Updated

Two months after terrorists gunned down 14 unarmed San Bernardino county workers in a gun-free zone, one local official is calling for county employees to be permitted to carry guns at work and have access to weapons at county facilities.

The proposal made by First District Supervisor Robert Lovingood would have to be approved by the Board of Supervisors, but Longwood said it’s time “to make a strategic shift.” The plan has yet to be formally presented, FOX11 reported.

“Empowering the people to protect themselves is a good place to start,” Lovingood said in an opinion piece for The Victorville Daily Press.

Lovingood was one of the public faces in the aftermath of the San Bernardino attack, providing information to the public after two Islamic terrorists killed 14 people and wounded 22 others at a holiday party at the Inland Regional Center.

“Terror has arrived at our doorsteps, and we will and we can never be the same again,” he said during the first Board of Supervisors meeting after the attack.

Lovingood’s plan is a three-pronged approach: Calling for county workers – especially those with military experience – to be voluntarily armed, advocating for a “strategically located weapons” cache and encouraging the populace to apply for concealed weapons permits.

“Make no mistake: This is not a call for vigilantism,” Lovingood wrote. “This is a call for self-defense under the law.”

The proposal has drawn mixed reactions so far.

“I can see why that would be a really good idea, but I can also see why that would bother a lot of people for people to be armed here,” Anthony McCune, a land use technician with the county, told FOX11.

While Lovingood works to drum up support for the first two points of his plan, there’s already plenty of movement on the last one.

Gun sales have spiked in San Bernardino since the Dec. 2 shootings and so have applications for concealed carry permits. The county reported a nine-fold increase in applications in the month after the attack, according to The Desert Sun. Jodi Miller, a public information officer with the San Bernardino County Sheriff’s Department, told FoxNews.com that more than 1,000 new applications have flooded in for concealed carry permits in the last two months.
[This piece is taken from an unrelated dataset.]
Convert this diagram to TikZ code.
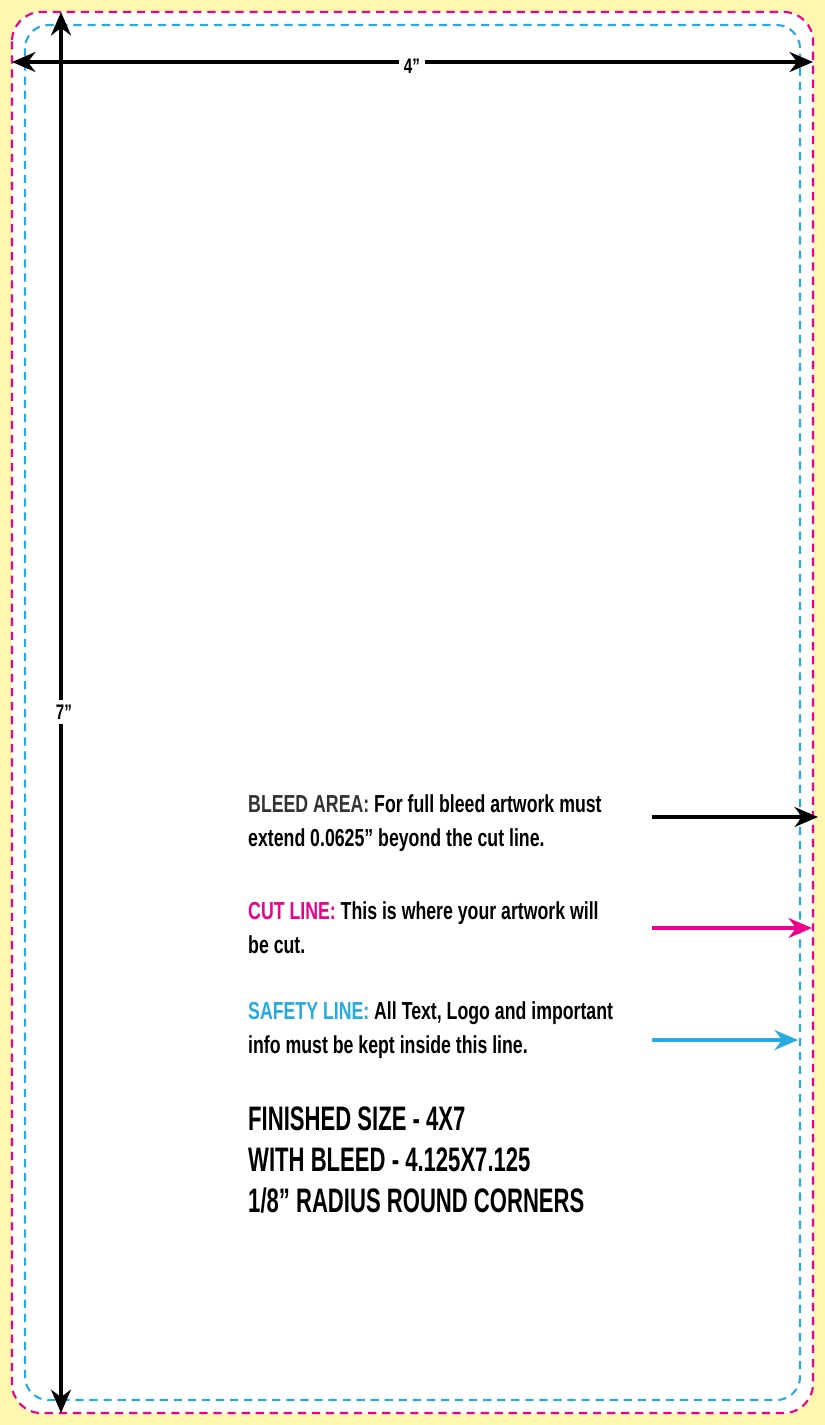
\documentclass[tikz,border=0pt]{standalone}
\usepackage{fontspec}
\setmainfont{Liberation Sans}[FakeStretch=0.72]
\newfontfamily\sizefont{Liberation Sans}[FakeStretch=0.65]
\usetikzlibrary{arrows.meta,positioning}
\definecolor{bgyellow}{RGB}{255,246,176}
\definecolor{cutpink}{RGB}{236,0,140}
\definecolor{safeblue}{RGB}{39,170,225}
\begin{document}
\begin{tikzpicture}[x=0.03cm,y=-0.03cm,
  dimarrow/.style={line width=3.2pt, {Stealth[length=20pt,width=17pt]}-{Stealth[length=20pt,width=17pt]}},
  notearrow/.style={line width=3.2pt, -{Stealth[length=20pt,width=17pt]}},
  guide/.style={line width=1.8pt, dash pattern=on 7pt off 5pt},
  note/.style={anchor=north west, align=left, font=\bfseries\fontsize{21}{29}\selectfont, inner sep=0pt},
  dimlabel/.style={fill=white, font=\bfseries\fontsize{18}{20}\selectfont, inner sep=4pt}]
    % Background and card
    \fill[bgyellow] (0,0) rectangle (825,1425);
    \fill[white, rounded corners=25] (12,12) rectangle (813,1413);
    \draw[guide, cutpink, rounded corners=25] (12,12) rectangle (813,1413);
    \draw[guide, safeblue, rounded corners=20] (25,25) rectangle (800,1400);

    % Dimensions
    \coordinate (wl) at (12,62); \coordinate (wr) at (813,62);
    \coordinate (ht) at (61,12); \coordinate (hb) at (61,1413);
    \draw[dimarrow] (wl) -- (wr);
    \draw[dimarrow] (ht) -- (hb);
    \node[dimlabel] (wlab) at (412,66) {4”};
    \node[dimlabel] (hlab) at (64,712) {7”};

    % Notes
    \node[note] (bleed) at (248,794) {{\color{black!80}BLEED AREA:} For full bleed artwork must\\extend 0.0625” beyond the cut line.};
    \node[note] (cut) at (248,901) {{\color{cutpink}CUT LINE:} This is where your artwork will\\be cut.};
    \node[note] (safe) at (248,1001) {{\color{safeblue}SAFETY LINE:} All Text, Logo and important\\info must be kept inside this line.};
    \node[note, font=\sizefont\bfseries\fontsize{29}{35}\selectfont] (size) at (248,1107) {FINISHED SIZE - 4X7\\WITH BLEED - 4.125X7.125\\1/8” RADIUS ROUND CORNERS};

    % Pointer arrows
    \coordinate (bleedstart) at (652,817); \coordinate (bleedend) at (818,817);
    \coordinate (cutstart) at (652,928); \coordinate (cutend) at (812,928);
    \coordinate (safestart) at (652,1040); \coordinate (safeend) at (798,1040);
    \draw[notearrow] (bleedstart) -- (bleedend);
    \draw[notearrow, cutpink] (cutstart) -- (cutend);
    \draw[notearrow, safeblue] (safestart) -- (safeend);
\end{tikzpicture}
\end{document}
But the Sheriff’s Department has had a tough time keeping up with the deluge of permit requests. Miller said the department was adding personnel to help alleviate the backlog of applications, but as of now the wait is 12 months. Before the attacks, the wait was about three months.

Miller was asked if Sheriff John McMahon supported Lovingood’s proposal.

“The Sheriff’s Department supports any decision made by the Board of Supervisors,” she said.